At the same time, Darden Restaurants isn't ruling out relying more heavily on part-timers over the long haul.

The company, based in Orlando, Fla., is set to announce Thursday that none of its current full-time employees will have their status changed as a result of the new regulations. The move will come just two days after the company lowered its profit outlook for the year, citing failed promotions and negative publicity from its tests that used more part-time employees. The tests were aimed at keeping down costs tied to new health care regulations, which will require large companies to provide insurance to full-time workers starting in 2014.

After Darden's tests were reported in October, the company received a flood of feedback from customers through its website, on Facebook and in restaurants, said Bob McAdam, who heads government affairs and community relations for Darden. Additionally, he said that internal surveys showed both employee and customer satisfaction declined at restaurants where the tests were in place.

"What that taught us is that our restaurants perform better when we have full-time hourly employees involved," he said.

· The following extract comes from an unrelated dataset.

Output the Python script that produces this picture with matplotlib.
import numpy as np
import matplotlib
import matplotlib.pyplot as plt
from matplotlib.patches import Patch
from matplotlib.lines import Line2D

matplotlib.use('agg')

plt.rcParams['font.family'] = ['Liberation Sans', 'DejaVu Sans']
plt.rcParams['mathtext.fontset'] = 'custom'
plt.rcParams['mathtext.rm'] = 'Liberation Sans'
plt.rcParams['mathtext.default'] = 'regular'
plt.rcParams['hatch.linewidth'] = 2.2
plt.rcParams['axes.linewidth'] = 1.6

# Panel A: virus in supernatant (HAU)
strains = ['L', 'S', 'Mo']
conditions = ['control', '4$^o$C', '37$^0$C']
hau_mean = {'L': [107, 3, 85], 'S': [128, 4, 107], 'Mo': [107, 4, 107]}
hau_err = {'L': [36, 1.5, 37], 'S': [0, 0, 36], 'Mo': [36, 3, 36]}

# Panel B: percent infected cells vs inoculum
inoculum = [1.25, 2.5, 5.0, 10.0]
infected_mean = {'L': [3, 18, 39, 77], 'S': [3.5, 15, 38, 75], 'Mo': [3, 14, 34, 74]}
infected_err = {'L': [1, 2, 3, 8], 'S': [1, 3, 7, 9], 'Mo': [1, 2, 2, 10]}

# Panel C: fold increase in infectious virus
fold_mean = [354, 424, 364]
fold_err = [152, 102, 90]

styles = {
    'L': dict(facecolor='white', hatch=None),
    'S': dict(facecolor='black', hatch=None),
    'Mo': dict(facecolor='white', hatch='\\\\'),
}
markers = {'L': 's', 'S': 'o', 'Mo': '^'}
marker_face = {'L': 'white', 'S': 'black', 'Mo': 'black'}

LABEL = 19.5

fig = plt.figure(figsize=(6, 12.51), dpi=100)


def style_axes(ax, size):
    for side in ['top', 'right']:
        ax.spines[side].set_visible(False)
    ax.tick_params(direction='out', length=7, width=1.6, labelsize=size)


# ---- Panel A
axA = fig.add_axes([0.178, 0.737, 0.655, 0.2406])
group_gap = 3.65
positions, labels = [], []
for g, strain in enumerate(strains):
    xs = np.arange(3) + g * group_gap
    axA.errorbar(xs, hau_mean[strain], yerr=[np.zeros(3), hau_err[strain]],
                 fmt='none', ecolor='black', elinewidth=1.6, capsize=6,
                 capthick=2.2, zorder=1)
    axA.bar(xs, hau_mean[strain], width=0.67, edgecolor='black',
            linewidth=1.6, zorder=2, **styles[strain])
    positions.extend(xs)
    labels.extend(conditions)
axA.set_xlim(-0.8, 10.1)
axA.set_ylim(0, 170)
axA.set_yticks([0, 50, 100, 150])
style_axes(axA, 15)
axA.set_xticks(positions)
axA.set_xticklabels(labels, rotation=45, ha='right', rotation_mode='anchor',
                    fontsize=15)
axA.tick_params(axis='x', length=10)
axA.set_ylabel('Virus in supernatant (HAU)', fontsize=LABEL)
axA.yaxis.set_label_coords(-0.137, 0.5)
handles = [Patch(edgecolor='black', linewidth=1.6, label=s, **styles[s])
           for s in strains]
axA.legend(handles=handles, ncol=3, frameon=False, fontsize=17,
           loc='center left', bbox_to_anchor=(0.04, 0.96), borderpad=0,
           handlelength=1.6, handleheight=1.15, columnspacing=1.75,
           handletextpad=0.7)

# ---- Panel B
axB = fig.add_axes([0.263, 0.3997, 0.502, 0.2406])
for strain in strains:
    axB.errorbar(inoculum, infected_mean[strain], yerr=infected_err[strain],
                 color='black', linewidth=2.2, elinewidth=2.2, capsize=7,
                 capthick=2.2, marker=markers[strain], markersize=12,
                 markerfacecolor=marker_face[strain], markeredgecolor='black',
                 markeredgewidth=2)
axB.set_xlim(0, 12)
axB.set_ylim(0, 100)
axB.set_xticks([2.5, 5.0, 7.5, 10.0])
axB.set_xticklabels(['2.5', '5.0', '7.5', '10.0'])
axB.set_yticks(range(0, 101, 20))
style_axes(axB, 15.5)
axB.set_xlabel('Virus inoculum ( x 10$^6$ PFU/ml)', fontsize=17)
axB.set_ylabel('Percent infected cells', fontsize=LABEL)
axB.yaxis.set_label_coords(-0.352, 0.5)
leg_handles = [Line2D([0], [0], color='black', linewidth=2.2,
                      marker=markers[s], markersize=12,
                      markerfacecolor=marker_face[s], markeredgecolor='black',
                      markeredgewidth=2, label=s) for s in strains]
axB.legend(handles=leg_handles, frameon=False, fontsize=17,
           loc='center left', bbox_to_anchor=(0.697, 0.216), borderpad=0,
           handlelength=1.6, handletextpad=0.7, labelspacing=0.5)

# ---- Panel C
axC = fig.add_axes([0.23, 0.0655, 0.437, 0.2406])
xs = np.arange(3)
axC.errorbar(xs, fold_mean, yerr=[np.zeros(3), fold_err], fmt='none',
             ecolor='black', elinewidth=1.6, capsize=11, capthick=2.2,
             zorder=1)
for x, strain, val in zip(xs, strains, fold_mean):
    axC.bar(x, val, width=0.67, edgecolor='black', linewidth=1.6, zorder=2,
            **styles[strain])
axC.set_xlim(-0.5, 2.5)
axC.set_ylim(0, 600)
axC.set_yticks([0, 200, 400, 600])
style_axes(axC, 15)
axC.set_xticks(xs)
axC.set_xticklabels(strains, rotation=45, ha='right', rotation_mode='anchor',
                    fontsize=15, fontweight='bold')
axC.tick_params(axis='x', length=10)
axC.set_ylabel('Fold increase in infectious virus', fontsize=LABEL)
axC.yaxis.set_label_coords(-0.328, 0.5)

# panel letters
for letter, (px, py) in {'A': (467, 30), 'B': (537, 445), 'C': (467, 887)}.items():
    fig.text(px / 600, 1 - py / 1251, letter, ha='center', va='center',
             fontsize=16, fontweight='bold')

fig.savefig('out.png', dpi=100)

McAdam declined to give specifics on the internal surveys but said the decline was "enough to make a decision." Beyond the first year of the regulation, however, the company said it still needs to see how costs and other factors play out to determine what its workforce will look like in following years.

For now, about 75 percent of the company's 185,000 employees are part-timers. The exact mix in the future "will depend on how the business goes," McAdam said.

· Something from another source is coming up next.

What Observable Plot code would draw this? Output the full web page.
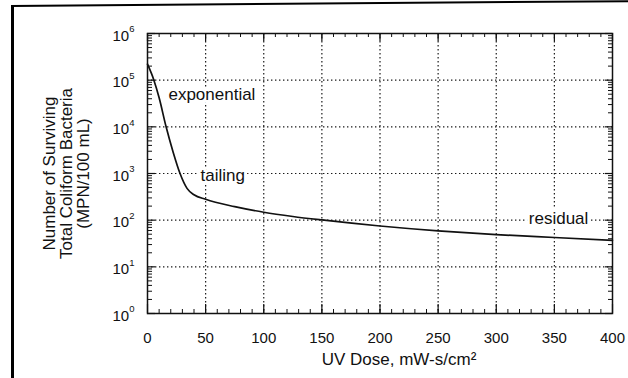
<!DOCTYPE html>
<html>
<head>
<meta charset="utf-8">
<script src="https://cdn.jsdelivr.net/npm/d3@7"></script>
<script src="https://cdn.jsdelivr.net/npm/@observablehq/plot@0.6"></script>
<style>
  body { margin: 0; background: #fff; }
  #wrap { position: relative; width: 628px; height: 378px; overflow: hidden; background: #fff; }
  #wrap svg { position: absolute; left: 0; top: 0; }
  .fl { position: absolute; left: 11px; top: 5px; width: 3px; height: 373px; background: #000; z-index: 2; }
  .ft { position: absolute; left: 11px; top: 5px; width: 620px; height: 2px; background: #000; z-index: 2;
        transform-origin: 0 0; transform: rotate(-0.45deg); }
</style>
</head>
<body>
<div id="wrap"><div class="fl"></div><div class="ft"></div></div>
<script>
// ---- data ----
const doses  = [0, 5.5, 10, 16, 22, 28, 34, 40, 50, 75, 100, 125, 150, 200, 250, 300, 350, 400];
const counts = [220000, 100000, 42000, 10000, 2900, 1000, 480, 350, 280, 195, 148, 120, 101, 75, 59, 49, 42.5, 37];

const xTicks = [0, 50, 100, 150, 200, 250, 300, 350, 400];
const yTicks = [1, 10, 100, 1000, 10000, 100000, 1000000];

const phaseLabels = ["exponential", "tailing", "residual"];
const labelDose   = [18, 45.6, 328];
const labelCount  = [48000, 885, 106];

const xTitle = "UV Dose, mW-s/cm\u00B2";
const yTitleLines = ["Number of Surviving", "Total Coliform Bacteria", "(MPN/100 mL)"];

// ---- derived tables ----
const curve = doses.map((d, i) => ({dose: d, count: counts[i]}));
const xMinor = d3.range(xTicks[0], xTicks[xTicks.length - 1] + 1, 10);
const yMinor = [];
yTicks.slice(0, -1).forEach(t => { for (let k = 2; k <= 9; k++) yMinor.push(t * k); });

const W = 628, H = 378, ML = 147, MR = 16, MT = 33, MB = 65;
const FW = W - ML - MR, FH = H - MT - MB;
const ink = "#111";
const gridStyle = {stroke: "#000", strokeWidth: 1.2, strokeDasharray: "1.4,2.6", strokeOpacity: 0.9};

const yTitleMarks = yTitleLines.map((line, i) =>
  Plot.text([line], {text: d => d, frameAnchor: "left", dx: -98 + 17 * i, rotate: -90,
    textAnchor: "middle", fontSize: 17, fill: ink}));

const chart = Plot.plot({
  width: W, height: H,
  marginLeft: ML, marginRight: MR, marginTop: MT, marginBottom: MB,
  style: {fontFamily: "'Liberation Sans', Arial, Helvetica, sans-serif", fontSize: "15px", color: ink, background: "transparent"},
  x: {domain: [0, 400], ticks: xTicks, tickSize: 0, tickPadding: 19, label: null},
  y: {type: "log", domain: [1, 1e6], ticks: yTicks, tickSize: 0, tickPadding: 13, label: null,
      tickFormat: d => "10^" + Math.round(Math.log10(d))},
  marks: [
    Plot.ruleX(xTicks.slice(1, -1), {x: d => d, ...gridStyle}),
    Plot.ruleY(yTicks.slice(1, -1), {y: d => d, ...gridStyle}),
    // inward ticks: bottom & top
    Plot.ruleX(xMinor, {x: d => d, insetTop: FH - 4, stroke: ink}),
    Plot.ruleX(xMinor, {x: d => d, insetBottom: FH - 4, stroke: ink}),
    Plot.ruleX(xTicks, {x: d => d, insetTop: FH - 9, stroke: ink, strokeWidth: 1.2}),
    Plot.ruleX(xTicks, {x: d => d, insetBottom: FH - 8, stroke: ink, strokeWidth: 1.2}),
    // inward ticks: left & right
    Plot.ruleY(yMinor, {y: d => d, insetRight: FW - 5, stroke: ink}),
    Plot.ruleY(yMinor, {y: d => d, insetLeft: FW - 4, stroke: ink}),
    Plot.ruleY(yTicks, {y: d => d, insetRight: FW - 8, stroke: ink, strokeWidth: 1.2}),
    Plot.ruleY(yTicks, {y: d => d, insetLeft: FW - 7, stroke: ink, strokeWidth: 1.2}),
    Plot.frame({stroke: ink, strokeWidth: 1.5}),
    Plot.line(curve, {x: "dose", y: "count", stroke: ink, strokeWidth: 1.7, curve: "monotone-x"}),
    Plot.text(phaseLabels, {x: (d, i) => labelDose[i], y: (d, i) => labelCount[i], text: d => d,
      textAnchor: "start", fontSize: 17, fill: ink, stroke: "white", strokeWidth: 6, paintOrder: "stroke"}),
    Plot.text([xTitle], {text: d => d, frameAnchor: "bottom", dx: 19, dy: 51, fontSize: 17, fill: ink}),
    ...yTitleMarks
  ]
});

// superscript exponents on the y tick labels
d3.select(chart).selectAll("text").each(function () {
  const m = /^10\^(\d)$/.exec(this.textContent);
  if (m) {
    this.textContent = "";
    const sel = d3.select(this);
    sel.append("tspan").attr("dy", 2.5).text("10");
    sel.append("tspan").attr("dy", -8.5).attr("font-size", 9.5).text(m[1]);
  }
});

document.getElementById("wrap").appendChild(chart);
</script>
</body>
</html>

Under the new health care law, companies with 50 or more workers could be hit with fines if they do not provide basic coverage for full-time workers and their dependents. Starting Jan. 1, those penalties and requirements could significantly boost labor costs for some companies, particularly in low-wage industries such as retail and hospitality where most jobs don't come with health benefits.

Darden is far from alone in considering changes to its workforce as a result. CKE Restaurants, which owns Carl's Jr. and Hardee's fast-food chains, has said it plans to employ more part-time workers. McDonald's, the world's biggest hamburger chain, has also noted that it was reviewing factors that impact its health care costs, including its number of full-time employees.

And earlier this month, Papa John's CEO John Schnatter wrote a column in the Louisville Courier-Journal after making comments that suggested business owners could find "loopholes" to get around the requirements, such as cutting hours. Following negative feedback, Schnatter's column clarified that it was a move he believed franchise owners and other small businesses would make, rather than the Papa John's as a company.